One element of female sexual anatomy coming into clearer focus is the clitoris. A groundbreaking development came this past April, when Odile Fillod, a French researcher in biomedical science and gender studies, printed the world's first 3-D model of this little understood female sex organ. Shaped like a wishbone, the 10-centimetre, life-size model looks unlike any clitoris most people have ever seen.

Anatomical sketches and textbooks have long overlooked the clitoris's full structure, which includes not just the external hood and glans but a sizable network of bulbs and roots beneath the skin. "Infinitely less well documented than its masculine equivalent," Fillod writes in an article, this is the "full-size feminine sexual organ."

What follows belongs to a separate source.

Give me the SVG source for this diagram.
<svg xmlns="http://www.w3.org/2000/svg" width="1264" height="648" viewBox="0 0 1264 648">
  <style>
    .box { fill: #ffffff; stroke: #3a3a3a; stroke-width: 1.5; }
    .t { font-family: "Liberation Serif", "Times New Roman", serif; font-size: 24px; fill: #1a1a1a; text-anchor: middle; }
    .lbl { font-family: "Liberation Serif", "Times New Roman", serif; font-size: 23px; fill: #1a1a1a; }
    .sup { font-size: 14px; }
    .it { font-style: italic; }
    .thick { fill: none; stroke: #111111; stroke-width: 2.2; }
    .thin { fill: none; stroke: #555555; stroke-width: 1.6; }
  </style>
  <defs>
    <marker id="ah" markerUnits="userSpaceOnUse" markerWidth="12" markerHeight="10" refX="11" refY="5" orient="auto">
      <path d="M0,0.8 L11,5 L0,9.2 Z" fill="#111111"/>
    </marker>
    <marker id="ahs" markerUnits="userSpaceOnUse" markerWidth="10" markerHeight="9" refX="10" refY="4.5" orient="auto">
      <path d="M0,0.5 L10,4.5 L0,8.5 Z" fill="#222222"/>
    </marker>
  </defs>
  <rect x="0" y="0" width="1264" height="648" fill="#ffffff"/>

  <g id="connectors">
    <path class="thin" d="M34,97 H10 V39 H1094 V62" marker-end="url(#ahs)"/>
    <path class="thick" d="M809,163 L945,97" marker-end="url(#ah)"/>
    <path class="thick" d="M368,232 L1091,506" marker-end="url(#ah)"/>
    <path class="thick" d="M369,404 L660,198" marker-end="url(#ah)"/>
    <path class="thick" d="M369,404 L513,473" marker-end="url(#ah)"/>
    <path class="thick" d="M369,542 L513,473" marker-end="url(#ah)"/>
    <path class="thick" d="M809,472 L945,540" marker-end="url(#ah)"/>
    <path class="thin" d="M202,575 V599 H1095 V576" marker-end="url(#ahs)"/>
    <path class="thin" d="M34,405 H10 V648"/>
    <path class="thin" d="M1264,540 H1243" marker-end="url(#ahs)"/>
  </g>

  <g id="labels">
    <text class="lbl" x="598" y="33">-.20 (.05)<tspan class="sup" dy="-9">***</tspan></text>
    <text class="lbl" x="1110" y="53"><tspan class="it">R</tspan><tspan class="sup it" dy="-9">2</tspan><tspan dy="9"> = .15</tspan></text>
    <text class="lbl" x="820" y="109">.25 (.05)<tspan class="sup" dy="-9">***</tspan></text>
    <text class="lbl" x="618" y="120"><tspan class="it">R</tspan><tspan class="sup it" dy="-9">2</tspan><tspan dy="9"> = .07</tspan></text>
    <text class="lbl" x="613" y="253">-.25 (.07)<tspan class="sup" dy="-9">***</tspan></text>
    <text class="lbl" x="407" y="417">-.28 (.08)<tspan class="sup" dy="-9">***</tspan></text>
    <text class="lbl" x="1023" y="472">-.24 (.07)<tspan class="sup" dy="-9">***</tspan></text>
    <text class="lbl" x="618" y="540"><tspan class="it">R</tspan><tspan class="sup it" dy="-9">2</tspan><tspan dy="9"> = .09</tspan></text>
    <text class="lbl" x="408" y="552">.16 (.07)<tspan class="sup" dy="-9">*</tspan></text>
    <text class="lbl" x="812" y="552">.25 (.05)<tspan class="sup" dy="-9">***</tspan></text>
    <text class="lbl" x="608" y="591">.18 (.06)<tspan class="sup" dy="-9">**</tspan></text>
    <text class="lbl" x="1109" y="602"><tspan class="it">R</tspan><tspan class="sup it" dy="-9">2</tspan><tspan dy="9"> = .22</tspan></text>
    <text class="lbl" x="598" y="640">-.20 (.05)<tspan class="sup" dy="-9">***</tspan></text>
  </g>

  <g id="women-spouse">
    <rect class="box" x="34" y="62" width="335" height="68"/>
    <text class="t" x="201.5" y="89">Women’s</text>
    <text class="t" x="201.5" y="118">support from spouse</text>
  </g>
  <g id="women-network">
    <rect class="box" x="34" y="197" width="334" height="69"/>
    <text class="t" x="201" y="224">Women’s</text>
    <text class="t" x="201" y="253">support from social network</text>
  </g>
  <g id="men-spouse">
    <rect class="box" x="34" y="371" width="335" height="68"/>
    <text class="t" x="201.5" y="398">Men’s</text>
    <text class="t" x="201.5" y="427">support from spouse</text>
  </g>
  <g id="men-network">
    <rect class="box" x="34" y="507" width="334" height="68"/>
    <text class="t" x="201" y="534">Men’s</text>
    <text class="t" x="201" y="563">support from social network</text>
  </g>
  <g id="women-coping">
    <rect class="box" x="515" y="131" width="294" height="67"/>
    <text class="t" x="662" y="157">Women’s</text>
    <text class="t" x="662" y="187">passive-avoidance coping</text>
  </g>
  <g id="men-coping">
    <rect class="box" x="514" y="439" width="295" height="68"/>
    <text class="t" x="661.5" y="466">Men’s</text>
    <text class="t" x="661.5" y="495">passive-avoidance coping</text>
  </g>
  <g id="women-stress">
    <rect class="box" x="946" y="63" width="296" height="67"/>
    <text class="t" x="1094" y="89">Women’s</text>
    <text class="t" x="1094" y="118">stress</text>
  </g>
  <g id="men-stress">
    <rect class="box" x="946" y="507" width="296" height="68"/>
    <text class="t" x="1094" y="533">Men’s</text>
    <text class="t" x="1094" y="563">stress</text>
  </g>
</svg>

Fillod and other researchers argue that the clitoris, rich in erectile tissues, plays much the same role in sexual pleasure as the penis. Grasping its true shape, location and function "is essential to understanding how women's sexuality works … that it basically works like men's [sexuality]," Fillod said in an e-mail. She hopes biology and sex education teachers will download the open-source software to print her biodegradable polymer models and start teaching the correct female genital anatomy in schools.

Before Fillod and her 3-D printer came along, French gynecologists Pierre Foldès and Odile Buisson mapped out the entire “clitoral complex” sonographically in 3-D in 2009. As Barmak notes despondently in her book (where she describes the clitoris as an iceberg floating under the skin), that’s six full years after the full human genome was mapped out.

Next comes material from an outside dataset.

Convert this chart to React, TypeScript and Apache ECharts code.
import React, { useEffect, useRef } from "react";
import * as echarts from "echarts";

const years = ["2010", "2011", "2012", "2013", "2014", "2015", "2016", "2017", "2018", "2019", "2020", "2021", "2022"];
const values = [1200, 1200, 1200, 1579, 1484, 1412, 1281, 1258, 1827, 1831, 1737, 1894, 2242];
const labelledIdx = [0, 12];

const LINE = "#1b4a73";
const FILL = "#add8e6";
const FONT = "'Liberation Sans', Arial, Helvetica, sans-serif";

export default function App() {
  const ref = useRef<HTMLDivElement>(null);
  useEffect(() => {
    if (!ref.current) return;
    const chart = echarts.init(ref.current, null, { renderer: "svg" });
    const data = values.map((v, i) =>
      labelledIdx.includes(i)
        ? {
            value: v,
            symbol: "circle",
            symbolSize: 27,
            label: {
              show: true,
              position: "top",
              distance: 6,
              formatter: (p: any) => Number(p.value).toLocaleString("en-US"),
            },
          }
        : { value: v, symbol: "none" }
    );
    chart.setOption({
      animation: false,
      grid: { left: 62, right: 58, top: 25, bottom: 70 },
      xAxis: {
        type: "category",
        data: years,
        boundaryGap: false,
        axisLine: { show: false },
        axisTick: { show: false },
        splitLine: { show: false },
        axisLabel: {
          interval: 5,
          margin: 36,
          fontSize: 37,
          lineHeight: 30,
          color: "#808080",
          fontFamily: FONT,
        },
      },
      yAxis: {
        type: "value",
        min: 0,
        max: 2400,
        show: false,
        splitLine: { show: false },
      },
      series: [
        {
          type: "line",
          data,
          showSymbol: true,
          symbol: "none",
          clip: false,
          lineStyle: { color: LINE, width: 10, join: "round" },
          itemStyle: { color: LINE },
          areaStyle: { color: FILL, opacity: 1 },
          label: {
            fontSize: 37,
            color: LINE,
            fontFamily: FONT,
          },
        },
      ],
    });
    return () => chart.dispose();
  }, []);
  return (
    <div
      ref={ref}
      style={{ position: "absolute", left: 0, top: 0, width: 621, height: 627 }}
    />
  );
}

Jim Pfaus, psychology professor

Thankfully, sex researchers are also moving beyond the tired debate about whether clitoral or vaginal orgasms are somehow superior. In a compelling October, 2016, article illustrated with brain fMRI scans, anatomical cross-sections and 3-D reconstructions, Jim Pfaus, a professor at Concordia University, catalogued "the truly remarkable variety of orgasmic experiences" among women.

In it, he describes orgasms that shudder from the external part of the clitoris, as well as from its internal structure, which overlaps with the so-called "G-spot." Pfaus also documents the possible role of the cervix, which sits on a whole other nerve, as well as erogenous zones such as lips, nipples and earlobes.

He posits the idea of a "whole orgasm," which traverses these zones separately or all at once, and shape shifts over a lifespan. Women may do one thing in bed when they're 19 and another when they're 65 – and probably should. "The erotic body map a woman possesses is not etched in stone, but rather, is an ongoing process of experience, discovery and construction," Pfaus writes.

Like other researchers and educators, he stresses the paramount importance of women getting to know their own "sexual landscapes" and showing their partners how to navigate the terrain, instead of hoping they're telepathic and can figure it all out on their own. "This is about you knowing your body better so you have more regions to stimulate," Pfaus said, adding, "When do we train our women to go out there and get it?"


Rob Perkins, co-founder of OMGYes

OMGYes.com, an educational website focused on female pleasure, features women speaking candidly about their varied techniques for orgasm.

After conducting video-chat interviews with women, staff at OMGYes partner up with researchers at Indiana University and the Kinsey Institute, who look into the prevalence of what these women have described as their game-changing pleasure experiences. While the website's first season of videos focused on the clitoris, the team is now turning its lens on internal stimulation and oral sex. Next up will be videos on male sexual pleasure, how sex changes after pregnancy, childbirth and menopause, as well as how relationship dynamics shape sex.

The research is funded by membership fees, plus an initial $4.6-million (U.S.) raised by angel investors who included gynecologists, authors and a pilot. The big, radical objective of OMGYes is to identify and then coin terminology for what feels good, so people don't have to stumble through it all on their own.

“We think in 50 years we’ll look back on the way we treat women’s pleasure the same way we look back at the 1950s and roll our eyes,” co-founder Rob Perkins said. “You don’t recognize your own era’s taboos until you look back on them.”